* _DO THIS_
Starting at the line containing "Rebuild this diagram" and ending at the line containing "-- ([yshift=-7pt]title.base east);", reproduce each line exactly as written, with both end lines included and all pictures omitted.

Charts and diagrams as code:
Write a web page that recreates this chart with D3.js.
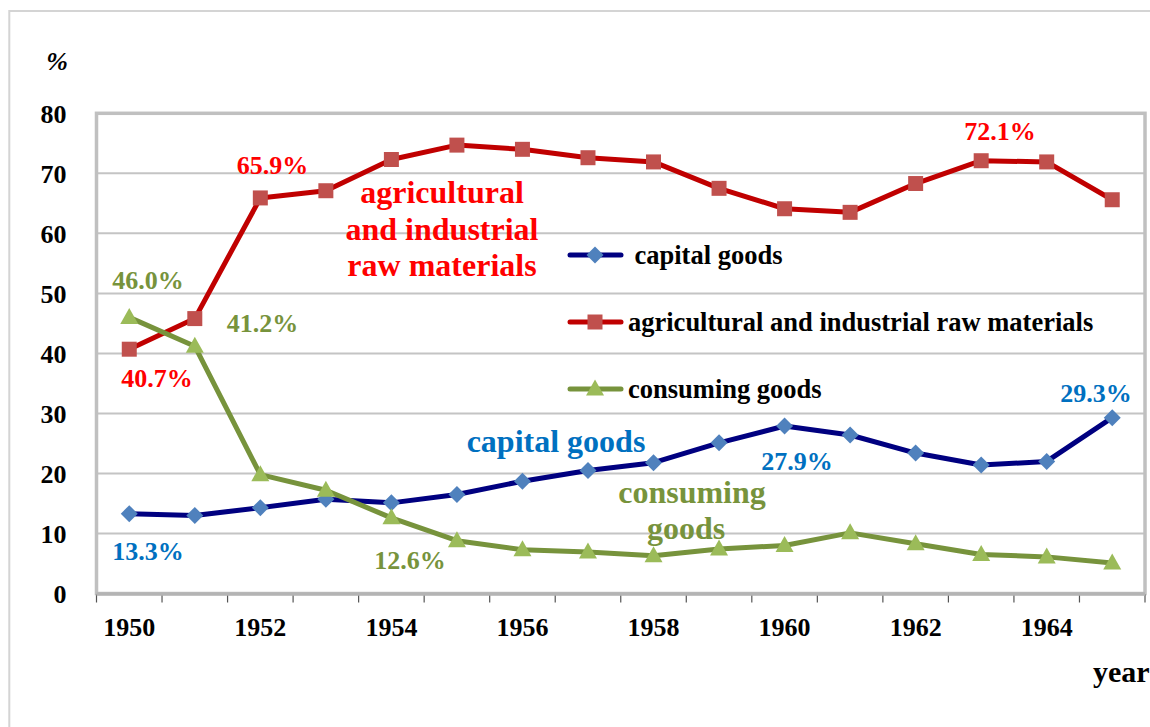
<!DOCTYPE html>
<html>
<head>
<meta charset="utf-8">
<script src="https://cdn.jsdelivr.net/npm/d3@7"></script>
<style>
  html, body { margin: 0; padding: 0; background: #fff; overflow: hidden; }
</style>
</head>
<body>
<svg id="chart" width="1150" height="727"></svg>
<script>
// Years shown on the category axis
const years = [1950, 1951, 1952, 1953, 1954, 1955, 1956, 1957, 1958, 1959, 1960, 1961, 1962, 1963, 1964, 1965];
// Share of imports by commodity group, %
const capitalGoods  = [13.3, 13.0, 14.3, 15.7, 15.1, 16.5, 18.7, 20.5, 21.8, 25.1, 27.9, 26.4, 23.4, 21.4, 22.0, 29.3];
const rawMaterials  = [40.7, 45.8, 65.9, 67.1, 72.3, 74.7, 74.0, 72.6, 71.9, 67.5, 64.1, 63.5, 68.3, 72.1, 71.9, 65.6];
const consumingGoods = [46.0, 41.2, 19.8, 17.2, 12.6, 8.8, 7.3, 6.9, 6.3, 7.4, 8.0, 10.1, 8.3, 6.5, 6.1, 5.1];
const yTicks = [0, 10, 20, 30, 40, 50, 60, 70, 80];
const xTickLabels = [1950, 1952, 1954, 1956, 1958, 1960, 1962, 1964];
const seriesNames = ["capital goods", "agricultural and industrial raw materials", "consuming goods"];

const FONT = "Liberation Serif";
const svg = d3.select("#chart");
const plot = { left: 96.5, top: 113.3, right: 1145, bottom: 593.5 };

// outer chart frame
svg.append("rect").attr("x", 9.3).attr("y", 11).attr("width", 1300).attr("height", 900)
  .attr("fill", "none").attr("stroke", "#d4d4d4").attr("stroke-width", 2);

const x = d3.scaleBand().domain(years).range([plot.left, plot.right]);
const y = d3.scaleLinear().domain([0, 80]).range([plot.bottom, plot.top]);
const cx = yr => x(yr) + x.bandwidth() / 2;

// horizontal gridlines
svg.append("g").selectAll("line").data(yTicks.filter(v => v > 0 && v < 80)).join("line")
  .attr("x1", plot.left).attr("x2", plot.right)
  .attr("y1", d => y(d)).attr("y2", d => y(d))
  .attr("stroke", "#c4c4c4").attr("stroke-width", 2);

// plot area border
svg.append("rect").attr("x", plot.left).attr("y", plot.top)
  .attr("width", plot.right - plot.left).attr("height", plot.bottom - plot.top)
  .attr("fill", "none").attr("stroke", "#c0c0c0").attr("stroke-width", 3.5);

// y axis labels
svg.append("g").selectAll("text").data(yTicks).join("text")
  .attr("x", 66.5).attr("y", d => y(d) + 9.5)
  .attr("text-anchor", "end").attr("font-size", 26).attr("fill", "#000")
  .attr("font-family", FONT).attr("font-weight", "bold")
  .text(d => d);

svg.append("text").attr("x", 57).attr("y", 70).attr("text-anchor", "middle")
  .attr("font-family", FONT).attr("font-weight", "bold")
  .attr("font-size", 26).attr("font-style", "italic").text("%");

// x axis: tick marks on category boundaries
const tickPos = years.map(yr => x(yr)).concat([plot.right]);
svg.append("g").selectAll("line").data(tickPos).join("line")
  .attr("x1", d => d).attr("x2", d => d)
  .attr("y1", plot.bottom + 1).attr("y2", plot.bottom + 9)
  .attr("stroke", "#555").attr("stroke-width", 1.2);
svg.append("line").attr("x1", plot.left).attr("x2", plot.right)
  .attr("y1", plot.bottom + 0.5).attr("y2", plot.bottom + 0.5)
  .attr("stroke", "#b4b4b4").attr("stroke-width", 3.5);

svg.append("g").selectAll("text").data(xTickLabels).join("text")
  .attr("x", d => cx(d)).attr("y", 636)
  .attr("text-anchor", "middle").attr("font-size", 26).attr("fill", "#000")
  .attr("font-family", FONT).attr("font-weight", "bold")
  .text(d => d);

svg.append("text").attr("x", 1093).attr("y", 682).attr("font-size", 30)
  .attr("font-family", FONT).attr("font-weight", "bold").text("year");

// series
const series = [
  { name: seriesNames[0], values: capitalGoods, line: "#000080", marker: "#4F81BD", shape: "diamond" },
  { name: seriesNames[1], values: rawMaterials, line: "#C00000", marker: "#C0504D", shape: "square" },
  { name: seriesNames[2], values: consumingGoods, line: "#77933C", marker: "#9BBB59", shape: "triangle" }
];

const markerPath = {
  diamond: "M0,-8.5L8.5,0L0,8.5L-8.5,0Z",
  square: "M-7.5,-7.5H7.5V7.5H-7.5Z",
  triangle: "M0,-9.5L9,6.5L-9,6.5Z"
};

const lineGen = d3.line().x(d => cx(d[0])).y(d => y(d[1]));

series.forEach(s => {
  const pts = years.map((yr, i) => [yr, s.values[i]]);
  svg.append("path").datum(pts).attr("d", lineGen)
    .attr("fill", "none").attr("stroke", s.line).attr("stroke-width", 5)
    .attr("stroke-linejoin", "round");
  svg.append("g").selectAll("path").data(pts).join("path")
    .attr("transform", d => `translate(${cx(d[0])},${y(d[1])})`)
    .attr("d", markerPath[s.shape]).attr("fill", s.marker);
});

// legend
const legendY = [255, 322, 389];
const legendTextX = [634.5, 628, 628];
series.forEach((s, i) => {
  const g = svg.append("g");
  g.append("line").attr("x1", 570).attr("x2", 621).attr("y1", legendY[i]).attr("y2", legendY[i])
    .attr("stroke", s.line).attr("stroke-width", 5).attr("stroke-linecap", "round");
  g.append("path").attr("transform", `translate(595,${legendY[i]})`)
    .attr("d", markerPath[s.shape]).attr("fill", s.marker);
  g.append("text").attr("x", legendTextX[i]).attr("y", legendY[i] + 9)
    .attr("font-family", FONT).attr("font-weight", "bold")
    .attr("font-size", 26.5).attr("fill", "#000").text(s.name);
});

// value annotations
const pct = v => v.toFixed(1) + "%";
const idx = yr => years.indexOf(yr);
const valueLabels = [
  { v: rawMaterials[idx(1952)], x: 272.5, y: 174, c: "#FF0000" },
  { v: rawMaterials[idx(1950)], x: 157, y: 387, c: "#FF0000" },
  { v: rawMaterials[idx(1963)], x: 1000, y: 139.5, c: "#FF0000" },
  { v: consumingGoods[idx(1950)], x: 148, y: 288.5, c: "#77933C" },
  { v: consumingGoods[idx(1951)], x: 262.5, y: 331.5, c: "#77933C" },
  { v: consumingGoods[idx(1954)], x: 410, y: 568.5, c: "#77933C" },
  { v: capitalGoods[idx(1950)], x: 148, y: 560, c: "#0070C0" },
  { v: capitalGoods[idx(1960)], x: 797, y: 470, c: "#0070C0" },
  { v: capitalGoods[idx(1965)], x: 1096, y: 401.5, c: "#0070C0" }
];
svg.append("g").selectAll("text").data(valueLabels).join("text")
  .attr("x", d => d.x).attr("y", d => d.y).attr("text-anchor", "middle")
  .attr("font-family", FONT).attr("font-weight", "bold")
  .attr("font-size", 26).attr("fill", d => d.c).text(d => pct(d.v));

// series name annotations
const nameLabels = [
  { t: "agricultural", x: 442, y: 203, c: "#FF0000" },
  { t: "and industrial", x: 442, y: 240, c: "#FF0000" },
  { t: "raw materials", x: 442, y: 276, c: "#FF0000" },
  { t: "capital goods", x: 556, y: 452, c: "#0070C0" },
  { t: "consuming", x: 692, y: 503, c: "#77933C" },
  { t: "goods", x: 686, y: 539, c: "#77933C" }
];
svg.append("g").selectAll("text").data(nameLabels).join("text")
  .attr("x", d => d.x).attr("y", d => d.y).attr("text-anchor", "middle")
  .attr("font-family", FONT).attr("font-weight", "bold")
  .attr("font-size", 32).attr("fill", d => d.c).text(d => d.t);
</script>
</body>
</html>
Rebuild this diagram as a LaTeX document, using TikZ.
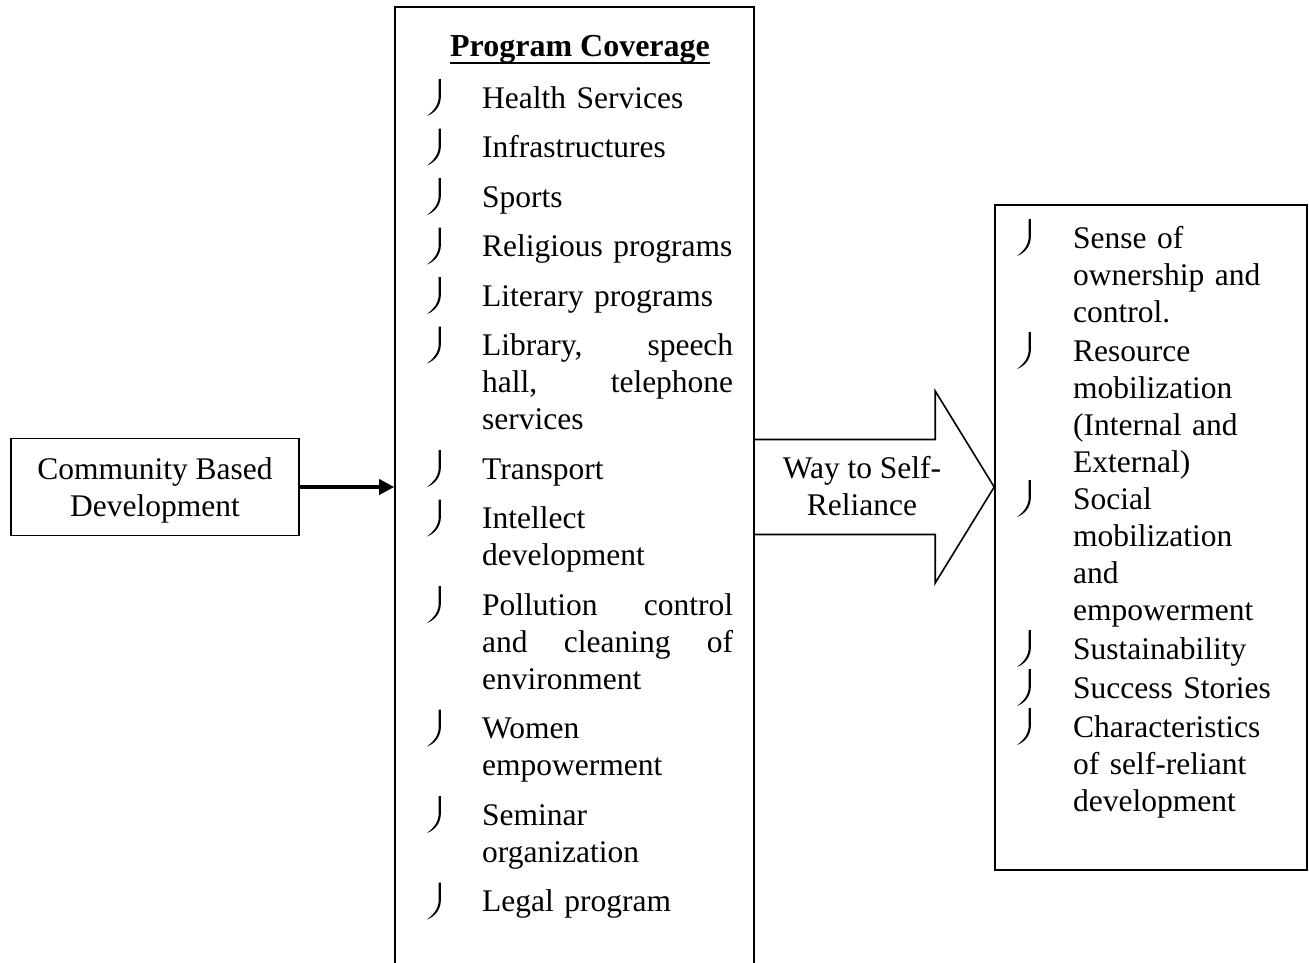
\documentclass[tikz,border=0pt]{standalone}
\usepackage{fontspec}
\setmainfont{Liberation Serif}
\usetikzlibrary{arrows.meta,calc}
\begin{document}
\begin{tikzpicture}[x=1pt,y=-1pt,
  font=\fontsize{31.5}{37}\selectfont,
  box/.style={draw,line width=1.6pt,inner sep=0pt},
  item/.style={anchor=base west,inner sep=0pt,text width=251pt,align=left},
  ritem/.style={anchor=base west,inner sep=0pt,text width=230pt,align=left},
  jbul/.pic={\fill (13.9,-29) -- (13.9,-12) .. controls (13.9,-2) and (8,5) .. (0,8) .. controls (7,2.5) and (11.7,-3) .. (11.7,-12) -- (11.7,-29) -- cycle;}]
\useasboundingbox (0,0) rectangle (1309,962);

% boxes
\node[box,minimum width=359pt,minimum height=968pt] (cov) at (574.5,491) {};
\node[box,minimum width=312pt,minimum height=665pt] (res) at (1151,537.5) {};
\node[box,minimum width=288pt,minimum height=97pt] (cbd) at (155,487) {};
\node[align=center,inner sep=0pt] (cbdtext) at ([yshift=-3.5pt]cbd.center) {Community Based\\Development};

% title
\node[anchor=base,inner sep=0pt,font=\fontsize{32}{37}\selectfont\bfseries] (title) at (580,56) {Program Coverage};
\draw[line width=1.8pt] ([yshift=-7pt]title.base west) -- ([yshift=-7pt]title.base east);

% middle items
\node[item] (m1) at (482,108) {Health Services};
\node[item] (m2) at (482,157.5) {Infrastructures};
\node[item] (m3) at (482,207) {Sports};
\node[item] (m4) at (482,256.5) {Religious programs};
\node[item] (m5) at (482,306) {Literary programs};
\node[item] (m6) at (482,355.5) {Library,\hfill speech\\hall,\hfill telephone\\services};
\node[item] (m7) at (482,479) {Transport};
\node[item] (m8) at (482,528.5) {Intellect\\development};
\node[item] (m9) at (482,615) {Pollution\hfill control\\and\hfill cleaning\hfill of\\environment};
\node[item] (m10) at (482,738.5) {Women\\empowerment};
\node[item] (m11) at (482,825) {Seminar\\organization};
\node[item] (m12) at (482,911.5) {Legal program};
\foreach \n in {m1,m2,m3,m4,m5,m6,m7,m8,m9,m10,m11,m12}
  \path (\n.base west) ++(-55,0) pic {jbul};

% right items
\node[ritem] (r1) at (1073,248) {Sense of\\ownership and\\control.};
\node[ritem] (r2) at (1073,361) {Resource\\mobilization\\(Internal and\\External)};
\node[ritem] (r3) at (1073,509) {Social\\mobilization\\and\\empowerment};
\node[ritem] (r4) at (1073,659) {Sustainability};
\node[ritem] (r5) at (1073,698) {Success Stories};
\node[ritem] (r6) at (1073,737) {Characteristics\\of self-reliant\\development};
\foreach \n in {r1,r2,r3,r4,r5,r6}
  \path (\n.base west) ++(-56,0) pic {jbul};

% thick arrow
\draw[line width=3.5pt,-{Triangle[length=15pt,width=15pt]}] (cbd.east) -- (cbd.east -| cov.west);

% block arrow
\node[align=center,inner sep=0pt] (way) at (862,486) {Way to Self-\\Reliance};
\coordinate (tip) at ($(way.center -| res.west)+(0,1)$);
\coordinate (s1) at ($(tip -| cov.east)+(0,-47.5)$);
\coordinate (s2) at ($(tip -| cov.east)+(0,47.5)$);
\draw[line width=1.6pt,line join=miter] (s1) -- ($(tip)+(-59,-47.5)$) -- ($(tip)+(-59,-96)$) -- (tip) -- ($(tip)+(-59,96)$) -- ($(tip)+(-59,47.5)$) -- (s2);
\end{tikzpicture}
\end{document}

* _TASK RESPONSE_
Rebuild this diagram as a LaTeX document, using TikZ.
\documentclass[tikz,border=0pt]{standalone}
\usepackage{fontspec}
\setmainfont{Liberation Serif}
\usetikzlibrary{arrows.meta,calc}
\begin{document}
\begin{tikzpicture}[x=1pt,y=-1pt,
  font=\fontsize{31.5}{37}\selectfont,
  box/.style={draw,line width=1.6pt,inner sep=0pt},
  item/.style={anchor=base west,inner sep=0pt,text width=251pt,align=left},
  ritem/.style={anchor=base west,inner sep=0pt,text width=230pt,align=left},
  jbul/.pic={\fill (13.9,-29) -- (13.9,-12) .. controls (13.9,-2) and (8,5) .. (0,8) .. controls (7,2.5) and (11.7,-3) .. (11.7,-12) -- (11.7,-29) -- cycle;}]
\useasboundingbox (0,0) rectangle (1309,962);

% boxes
\node[box,minimum width=359pt,minimum height=968pt] (cov) at (574.5,491) {};
\node[box,minimum width=312pt,minimum height=665pt] (res) at (1151,537.5) {};
\node[box,minimum width=288pt,minimum height=97pt] (cbd) at (155,487) {};
\node[align=center,inner sep=0pt] (cbdtext) at ([yshift=-3.5pt]cbd.center) {Community Based\\Development};

% title
\node[anchor=base,inner sep=0pt,font=\fontsize{32}{37}\selectfont\bfseries] (title) at (580,56) {Program Coverage};
\draw[line width=1.8pt] ([yshift=-7pt]title.base west) -- ([yshift=-7pt]title.base east);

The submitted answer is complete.